Seu canal oficial no YouTube, lançado no ano passado, alcançou a marca de 50 milhões de inscritos em apenas uma semana. Atualmente, está com 73,5 milhões de membros.
Salário bilionário
Quando Pelé, citado na entrevista em que Cristiano Ronaldo declarou-se o maior jogador de futebol da história, resolveu voltar aos gramados e vestir a camisa do New York Cosmos, ajudando a popularizar o “soccer” nos Estados Unidos, o contrato garantia ao brasileiro um salário anual de US$ 2,5 milhões.
Considerando-se a inflação do dólar de 1975 até agora, essa quantia teria o poder de compra equivalente a US$ 14,7 milhões (R$ 85 milhões). À época, porém, era um dos maiores contratos já firmados na história do esporte.
O mesmo desenvolvimento do modo de produção capitalista, que deu a Cristiano Ronaldo a chance de licenciar uma infinidade de produtos e serviços e se tornar embaixador de grandes marcas globais, graças a uma legião de centenas de milhões de seguidores nas redes sociais, também permitiu ao português fechar com os clubes contratos com cifras que as gerações anteriores sequer ousariam sonhar.
Em 2020, segundo a Forbes, ele se tornou o primeiro atleta da história a ultrapassar US$ 1 bilhão em ganhos na carreira. Desde então, sua fortuna não parou de crescer, tanto que ele tem liderado com folga a lista dos futebolistas mais ricos do planeta.

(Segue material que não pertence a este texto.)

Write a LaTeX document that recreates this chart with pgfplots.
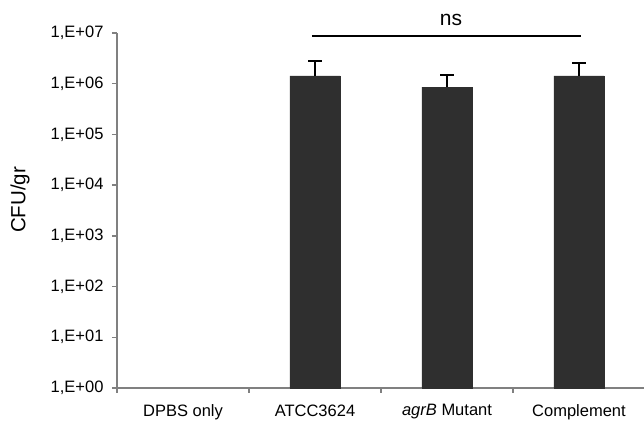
\documentclass[border=0pt]{standalone}
\usepackage{pgfplots}
\pgfplotsset{compat=1.18}
\usepackage{fontspec}
\setmainfont{Liberation Sans}
\definecolor{barc}{HTML}{2F2F2F}
\definecolor{axc}{HTML}{808080}
\begin{document}
\begin{tikzpicture}
\begin{axis}[
  scale only axis,
  width=528pt, height=355pt,
  ymode=log, ymin=1, ymax=1e7,
  xmin=-0.5, xmax=3.5,
  axis y line*=left, axis x line*=bottom,
  axis line style={axc, line width=1.3pt},
  ytick={1,10,100,1000,10000,100000,1000000,10000000},
  yticklabels={{1,E+00},{1,E+01},{1,E+02},{1,E+03},{1,E+04},{1,E+05},{1,E+06},{1,E+07}},
  yminorticks=false,
  xtick={0,1,2,3},
  xticklabels={DPBS only, ATCC3624, {\itshape agrB} Mutant, Complement},
  minor xtick={-0.5,0.5,1.5,2.5,3.5},
  major x tick style={draw=none},
  tick align=outside,
  major tick length=5pt, minor tick length=5pt,
  tick style={axc, line width=1.3pt},
  every tick label/.append style={black},
  yticklabel style={font=\fontsize{16.5}{18}\selectfont, xshift=-5pt},
  xticklabel style={font=\fontsize{16.5}{18}\selectfont, yshift=-8pt},
  ylabel={CFU/gr},
  every axis y label/.style={at={(rel axis cs:-0.1837,0.53)}, rotate=90, anchor=center, font=\fontsize{20.5}{22}\selectfont},
  clip=false,
]
\addplot[ybar, bar width=0.38, fill=barc, draw=barc,
  error bars/.cd, y dir=plus, y explicit,
  error bar style={black, line width=1.4pt},
  error mark options={rotate=90, mark size=7pt, line width=1.4pt, black}]
  coordinates {
  (1,1.42e6) +- (0,1.38e6)
  (2,8.6e5) +- (0,6.3e5)
  (3,1.42e6) +- (0,1.14e6)
  };
\draw[black, line width=1.3pt] (axis cs:0.977,8.7e6) -- (axis cs:3.015,8.7e6);
\node[font=\fontsize{21}{23}\selectfont] at (axis cs:2.03,1.8e7) {ns};
\coordinate (sw) at (rel axis cs:0,0);
\coordinate (ne) at (rel axis cs:1,1);
\end{axis}
\pgfresetboundingbox
\path[use as bounding box] ([xshift=-117pt,yshift=-33pt]sw) rectangle ([xshift=-1pt,yshift=33pt]ne);
\end{tikzpicture}
\end{document}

No ano passado, além dos US$ 65 milhões obtidos fora de campo, Cristiano Ronaldo recebeu US$ 220 milhões (R$ 1,6 bilhão, pela cotação da época) como jogador do Al-Nassr. A soma inclui tanto o salário pago pelo clube quanto os acordos comerciais firmados pelo atleta na equipe.

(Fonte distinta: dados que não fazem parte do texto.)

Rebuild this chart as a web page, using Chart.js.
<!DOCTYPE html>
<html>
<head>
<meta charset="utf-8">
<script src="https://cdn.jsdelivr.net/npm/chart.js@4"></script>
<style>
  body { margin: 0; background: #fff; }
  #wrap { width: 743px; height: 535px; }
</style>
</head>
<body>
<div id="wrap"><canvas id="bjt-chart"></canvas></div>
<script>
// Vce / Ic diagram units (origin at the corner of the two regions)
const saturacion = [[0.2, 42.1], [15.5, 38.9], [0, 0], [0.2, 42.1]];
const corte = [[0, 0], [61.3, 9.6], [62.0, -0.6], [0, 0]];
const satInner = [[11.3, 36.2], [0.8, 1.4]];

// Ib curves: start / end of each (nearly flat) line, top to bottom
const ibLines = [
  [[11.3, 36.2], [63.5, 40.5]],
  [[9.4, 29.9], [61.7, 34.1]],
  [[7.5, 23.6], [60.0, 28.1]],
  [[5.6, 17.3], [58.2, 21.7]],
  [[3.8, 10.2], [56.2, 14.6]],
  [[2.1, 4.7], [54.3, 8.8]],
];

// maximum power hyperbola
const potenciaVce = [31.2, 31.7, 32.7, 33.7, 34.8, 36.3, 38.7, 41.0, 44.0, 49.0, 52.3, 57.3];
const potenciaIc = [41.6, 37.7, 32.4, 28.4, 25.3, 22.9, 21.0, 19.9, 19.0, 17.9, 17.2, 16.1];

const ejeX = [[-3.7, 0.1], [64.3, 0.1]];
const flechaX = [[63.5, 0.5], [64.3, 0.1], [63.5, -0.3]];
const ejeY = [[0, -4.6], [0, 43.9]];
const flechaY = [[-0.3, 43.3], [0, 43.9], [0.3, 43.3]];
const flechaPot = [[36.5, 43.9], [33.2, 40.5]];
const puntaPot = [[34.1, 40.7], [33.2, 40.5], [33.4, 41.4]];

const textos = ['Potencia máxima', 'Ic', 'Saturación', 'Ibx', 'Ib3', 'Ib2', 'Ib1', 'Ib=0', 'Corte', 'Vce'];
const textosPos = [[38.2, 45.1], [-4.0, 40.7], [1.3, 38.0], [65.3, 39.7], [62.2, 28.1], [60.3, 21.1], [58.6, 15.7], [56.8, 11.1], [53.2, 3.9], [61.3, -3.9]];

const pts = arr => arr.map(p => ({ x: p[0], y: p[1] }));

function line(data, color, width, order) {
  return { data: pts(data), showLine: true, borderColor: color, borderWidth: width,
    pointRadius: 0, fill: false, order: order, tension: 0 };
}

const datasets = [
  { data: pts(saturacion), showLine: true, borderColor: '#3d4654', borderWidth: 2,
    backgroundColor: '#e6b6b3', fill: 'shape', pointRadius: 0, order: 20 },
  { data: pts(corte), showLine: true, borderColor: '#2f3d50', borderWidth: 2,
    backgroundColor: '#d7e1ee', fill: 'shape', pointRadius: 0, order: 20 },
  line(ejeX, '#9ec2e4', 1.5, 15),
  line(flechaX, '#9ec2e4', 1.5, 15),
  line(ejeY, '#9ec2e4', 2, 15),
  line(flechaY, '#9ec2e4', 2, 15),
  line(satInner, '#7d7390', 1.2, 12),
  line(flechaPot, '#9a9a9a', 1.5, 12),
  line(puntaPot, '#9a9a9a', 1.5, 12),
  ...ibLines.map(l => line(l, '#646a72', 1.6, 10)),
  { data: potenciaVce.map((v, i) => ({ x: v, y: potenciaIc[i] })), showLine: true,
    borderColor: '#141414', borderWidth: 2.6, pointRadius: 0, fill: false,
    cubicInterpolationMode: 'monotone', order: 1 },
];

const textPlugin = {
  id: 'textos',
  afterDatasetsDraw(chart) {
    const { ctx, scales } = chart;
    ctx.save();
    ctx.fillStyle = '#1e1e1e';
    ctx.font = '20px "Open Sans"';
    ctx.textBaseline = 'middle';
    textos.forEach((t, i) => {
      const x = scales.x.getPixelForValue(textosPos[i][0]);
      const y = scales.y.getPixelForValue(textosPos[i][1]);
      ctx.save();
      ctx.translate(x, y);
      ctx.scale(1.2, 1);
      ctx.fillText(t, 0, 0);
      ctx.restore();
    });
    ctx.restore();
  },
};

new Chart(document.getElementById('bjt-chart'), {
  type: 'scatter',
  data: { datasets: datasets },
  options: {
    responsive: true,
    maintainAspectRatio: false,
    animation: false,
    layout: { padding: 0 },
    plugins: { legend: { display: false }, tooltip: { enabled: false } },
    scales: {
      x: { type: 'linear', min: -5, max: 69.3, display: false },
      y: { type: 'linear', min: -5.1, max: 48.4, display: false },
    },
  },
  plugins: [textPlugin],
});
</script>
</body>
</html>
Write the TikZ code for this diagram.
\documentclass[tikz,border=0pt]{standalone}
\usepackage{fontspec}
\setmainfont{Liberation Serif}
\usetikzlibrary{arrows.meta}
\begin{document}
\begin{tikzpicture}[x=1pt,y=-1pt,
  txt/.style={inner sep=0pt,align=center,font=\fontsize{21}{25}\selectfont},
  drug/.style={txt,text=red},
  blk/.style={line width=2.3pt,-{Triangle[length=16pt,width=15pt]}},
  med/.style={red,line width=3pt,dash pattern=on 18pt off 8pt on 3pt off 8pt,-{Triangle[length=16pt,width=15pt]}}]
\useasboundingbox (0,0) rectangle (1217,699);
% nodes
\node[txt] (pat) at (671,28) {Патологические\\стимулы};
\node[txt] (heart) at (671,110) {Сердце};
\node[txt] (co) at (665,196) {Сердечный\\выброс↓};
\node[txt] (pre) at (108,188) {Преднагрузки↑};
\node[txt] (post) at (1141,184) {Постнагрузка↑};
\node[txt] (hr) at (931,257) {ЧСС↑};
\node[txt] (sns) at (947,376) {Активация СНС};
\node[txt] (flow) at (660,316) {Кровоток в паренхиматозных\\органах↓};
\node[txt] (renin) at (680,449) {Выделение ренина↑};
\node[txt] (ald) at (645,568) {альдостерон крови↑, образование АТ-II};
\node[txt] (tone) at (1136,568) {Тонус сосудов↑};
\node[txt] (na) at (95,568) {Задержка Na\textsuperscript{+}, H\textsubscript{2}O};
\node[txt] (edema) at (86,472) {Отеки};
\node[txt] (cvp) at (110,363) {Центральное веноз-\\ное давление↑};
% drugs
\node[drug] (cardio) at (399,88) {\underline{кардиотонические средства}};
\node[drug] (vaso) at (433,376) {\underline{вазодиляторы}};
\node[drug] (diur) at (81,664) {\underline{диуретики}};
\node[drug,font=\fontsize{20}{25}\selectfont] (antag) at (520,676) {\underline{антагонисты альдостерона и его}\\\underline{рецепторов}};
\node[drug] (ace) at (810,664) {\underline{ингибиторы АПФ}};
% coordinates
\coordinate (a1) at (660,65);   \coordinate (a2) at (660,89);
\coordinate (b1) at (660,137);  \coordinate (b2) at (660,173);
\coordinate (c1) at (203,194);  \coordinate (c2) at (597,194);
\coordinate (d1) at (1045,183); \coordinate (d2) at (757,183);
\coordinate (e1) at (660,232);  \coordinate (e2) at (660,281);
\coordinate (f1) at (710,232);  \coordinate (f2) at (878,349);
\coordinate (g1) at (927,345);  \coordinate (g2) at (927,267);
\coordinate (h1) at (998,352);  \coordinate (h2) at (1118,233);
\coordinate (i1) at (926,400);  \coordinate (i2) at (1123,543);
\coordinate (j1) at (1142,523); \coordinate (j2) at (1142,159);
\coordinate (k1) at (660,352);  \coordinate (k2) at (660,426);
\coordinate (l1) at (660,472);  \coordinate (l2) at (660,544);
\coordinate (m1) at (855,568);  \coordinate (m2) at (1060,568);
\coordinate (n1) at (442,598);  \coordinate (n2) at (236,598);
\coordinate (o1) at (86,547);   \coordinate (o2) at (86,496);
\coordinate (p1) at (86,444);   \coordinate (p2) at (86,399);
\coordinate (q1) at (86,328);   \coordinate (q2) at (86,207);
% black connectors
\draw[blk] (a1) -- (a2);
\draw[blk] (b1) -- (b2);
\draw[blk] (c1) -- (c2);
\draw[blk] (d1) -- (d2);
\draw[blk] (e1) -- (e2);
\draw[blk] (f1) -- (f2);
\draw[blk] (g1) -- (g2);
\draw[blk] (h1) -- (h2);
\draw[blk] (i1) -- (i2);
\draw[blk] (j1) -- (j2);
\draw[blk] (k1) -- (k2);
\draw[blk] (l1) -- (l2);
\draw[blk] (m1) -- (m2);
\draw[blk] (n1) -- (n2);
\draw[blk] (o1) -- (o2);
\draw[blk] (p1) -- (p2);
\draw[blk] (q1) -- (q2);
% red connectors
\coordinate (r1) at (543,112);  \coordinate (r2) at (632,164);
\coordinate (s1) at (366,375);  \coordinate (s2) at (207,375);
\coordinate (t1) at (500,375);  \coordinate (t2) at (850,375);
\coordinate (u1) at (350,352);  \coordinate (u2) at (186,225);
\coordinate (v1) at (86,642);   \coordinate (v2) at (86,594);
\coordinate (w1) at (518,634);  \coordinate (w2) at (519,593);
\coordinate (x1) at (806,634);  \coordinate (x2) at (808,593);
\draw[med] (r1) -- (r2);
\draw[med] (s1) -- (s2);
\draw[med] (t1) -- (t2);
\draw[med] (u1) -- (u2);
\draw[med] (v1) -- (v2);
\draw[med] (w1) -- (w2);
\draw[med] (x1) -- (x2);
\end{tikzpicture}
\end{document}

Para este ano, conforme divulgou a Máquina do Esporte, o atacante português poderá ganhar do Al-Nassr uma quantia maior do que o faturamento do Flamengo ao longo de 2024.
O salário do atleta ficará em US$ 183 milhões, o equivalente a R$ 1,13 bilhão, pouco menos do que as receitas obtidas no ano passado pela equipe carioca, que foram de R$ 1,19 bilhão. Além disso, porém, CR7 passará a ser dono de 5% do Al-Nassr, passando a lucrar em cima do faturamento da equipe.
Um levantamento feito pela Somos Fanáticos mostra Cristiano Ronaldo no topo do ranking salarial de astros esportivos com 40 anos de idade ou mais. Na lista, ele aparece à frente de nomes como o piloto de Fórmula 1 Lewis Hamilton, da Ferrari, que ganha US$ 60 milhões anuais, e LeBron James, do Los Angeles Lakers, da NBA, que fatura US$ 48,7 milhões.